Forstwirtschaft wird nach wie vor mit schwerer körperlicher Arbeit verbunden. Das führt bewusst oder unbewusst dazu, dass Frauen weniger zugetraut wird bzw. sie selbst davon abgehalten werden, den Wald als potenziellen Arbeitsplatz ins Auge zu fassen. Es wundert also wenig, dass man(n) noch immer wenige Frauen bei Holzstammtischen und Waldbauerntagen, in Gremien und Beiräten, und auch in Forstbetrieben, auf Behördenebene oder in der Beratung sieht.
Auf der anderen Seite sind laut Agrarstrukturerhebung 2020 29 % aller Wald(mit)besitzer:innen Österreichs Frauen und auf 35 % der Betriebe mit dem Betriebszweig Wald haben Frauen die Betriebsleitung inne. Auch in der forstlichen Ausbildung und unter den Beschäftigten ist der Anteil von Mädchen bzw. Frauen über die Jahre konstant gestiegen. Aber macht es überhaupt einen Unterschied, wer den Wald bewirtschaftet und die Forstwirtschaft mitgestaltet – Mann oder Frau? Oder anders gefragt: Bringt ein höherer Frauenanteil in der Forstwirtschaft etwas?

Frauen bringen Vielfalt

Es ist wie im Wald: Vielfalt ist die Zukunft, denn sie bringt mehr…

…für die Frauen
In einer Umfrage, durchgeführt im Jahr 2021 im Projekt „Fem4Forest“, gab der überwiegende Teil der befragten Waldbesitzerinnen an, die Waldbewirtschaftung männlichen Angehörigen zu überlassen. Grundsätzlich spricht auch nichts dagegen. Aber was, wenn die bewährte Aufgabenverteilung strauchelt? Wenn aus gesundheitlichen Gründen, nach Trennungen oder Todesfällen „die Frau“ für Holzabfuhr oder Grenzverhandlung zuständig ist? Über die Hälfte der befragten Waldbesitzerinnen stufte ihr forstliches Wissen als „mittelmäßig“ oder „nicht besonders viel“ ein. Auf sich gestellt, wird die eigenverantwortliche Bewirtschaftung für Waldbesitzerinnen schnell zu einer großen Herausforderung. Sich gut um den eigenen Wald kümmern zu können, schafft finanzielle und persönliche Absicherung und Unabhängigkeit. Viele Frauen haben zudem in der Befragung ihre Freude am Gestalten des Waldes und der Natur angeführt. Neben dem materiellen Aspekt ist also auch der Wald selbst ein großer Motivationsfaktor für Frauen.

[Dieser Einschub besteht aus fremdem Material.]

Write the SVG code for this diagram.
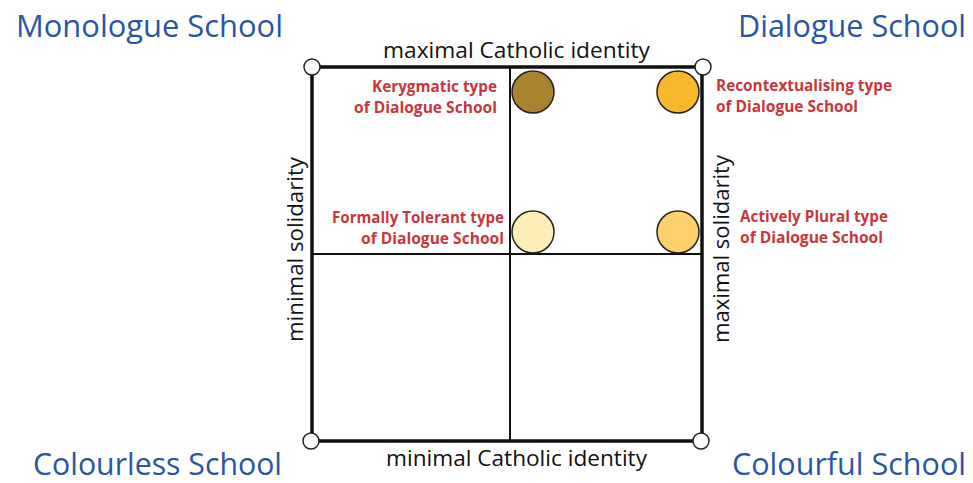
<svg xmlns="http://www.w3.org/2000/svg" width="973" height="483" viewBox="0 0 973 483">
<style>
.school{font-family:"Open Sans","Liberation Sans",sans-serif;font-size:31px;fill:#2A55A5}
.axis{font-family:"Open Sans","Liberation Sans",sans-serif;font-size:21px;fill:#111}
.type{font-family:"Open Sans","Liberation Sans",sans-serif;font-size:15.5px;font-weight:bold;fill:#C8363C}
.frame{fill:none;stroke:#111;stroke-width:3.5}
.inner{stroke:#111;stroke-width:2}
.corner{fill:#fff;stroke:#222;stroke-width:1.5}
.dot{stroke:#222;stroke-width:1.5}
</style>
<rect width="973" height="483" fill="#fff"/>
<g id="connectors">
<line class="inner" x1="510" y1="67" x2="510" y2="441"/>
<line class="inner" x1="312" y1="254" x2="702" y2="254"/>
<rect class="frame" x="312" y="67" width="390" height="374"/>
</g>
<g id="corner-tl"><circle class="corner" cx="312" cy="67" r="8"/></g>
<g id="corner-tr"><circle class="corner" cx="703" cy="67" r="8"/></g>
<g id="corner-bl"><circle class="corner" cx="311" cy="441" r="8"/></g>
<g id="corner-br"><circle class="corner" cx="701" cy="441" r="8"/></g>
<g id="monologue"><text class="school" x="16" y="37" textLength="267" lengthAdjust="spacingAndGlyphs">Monologue School</text></g>
<g id="dialogue"><text class="school" x="738" y="37" textLength="228" lengthAdjust="spacingAndGlyphs">Dialogue School</text></g>
<g id="colourless"><text class="school" x="33" y="475" textLength="249" lengthAdjust="spacingAndGlyphs">Colourless School</text></g>
<g id="colourful"><text class="school" x="732" y="475" textLength="234" lengthAdjust="spacingAndGlyphs">Colourful School</text></g>
<g id="axis-top"><text class="axis" x="383" y="58" textLength="267" lengthAdjust="spacingAndGlyphs">maximal Catholic identity</text></g>
<g id="axis-bottom"><text class="axis" x="386" y="466" textLength="261" lengthAdjust="spacingAndGlyphs">minimal Catholic identity</text></g>
<g id="axis-left"><text class="axis" transform="translate(303,342) rotate(-90)" x="0" y="0" textLength="185" lengthAdjust="spacingAndGlyphs">minimal solidarity</text></g>
<g id="axis-right"><text class="axis" transform="translate(729,343) rotate(-90)" x="0" y="0" textLength="188" lengthAdjust="spacingAndGlyphs">maximal solidarity</text></g>
<g id="kerygmatic">
<circle class="dot" cx="533" cy="92" r="21" fill="#A8822C"/>
<text class="type" x="372" y="92" textLength="125" lengthAdjust="spacingAndGlyphs">Kerygmatic type</text>
<text class="type" x="354" y="113" textLength="143" lengthAdjust="spacingAndGlyphs">of Dialogue School</text>
</g>
<g id="recontextualising">
<circle class="dot" cx="678" cy="92" r="21" fill="#F7B82C"/>
<text class="type" x="716" y="91" textLength="176" lengthAdjust="spacingAndGlyphs">Recontextualising type</text>
<text class="type" x="716" y="112" textLength="142" lengthAdjust="spacingAndGlyphs">of Dialogue School</text>
</g>
<g id="formally-tolerant">
<circle class="dot" cx="533" cy="232" r="21" fill="#FDEDB6"/>
<text class="type" x="332" y="223" textLength="172" lengthAdjust="spacingAndGlyphs">Formally Tolerant type</text>
<text class="type" x="361" y="244" textLength="143" lengthAdjust="spacingAndGlyphs">of Dialogue School</text>
</g>
<g id="actively-plural">
<circle class="dot" cx="678" cy="232" r="21" fill="#FDD06B"/>
<text class="type" x="740" y="222" textLength="148" lengthAdjust="spacingAndGlyphs">Actively Plural type</text>
<text class="type" x="740" y="243" textLength="143" lengthAdjust="spacingAndGlyphs">of Dialogue School</text>
</g>
</svg>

Das gilt auch für Arbeitnehmerinnen: Die Forstwirtschaft ist ein unglaublich facettenreiches Berufsfeld. Vom Beratungs- und Behördendienst über Dienstleistungsunternehmen bis hin zur Revierbetreuung spannt sich eine große Bandbreite an Einsatzbereichen auf, bei denen es weniger auf die Körperkraft als vielmehr auf das Know-how ankommt. Warum sollten Frauen sich die Chance auf einen derart vielfältigen Arbeitsplatz entgehen lassen?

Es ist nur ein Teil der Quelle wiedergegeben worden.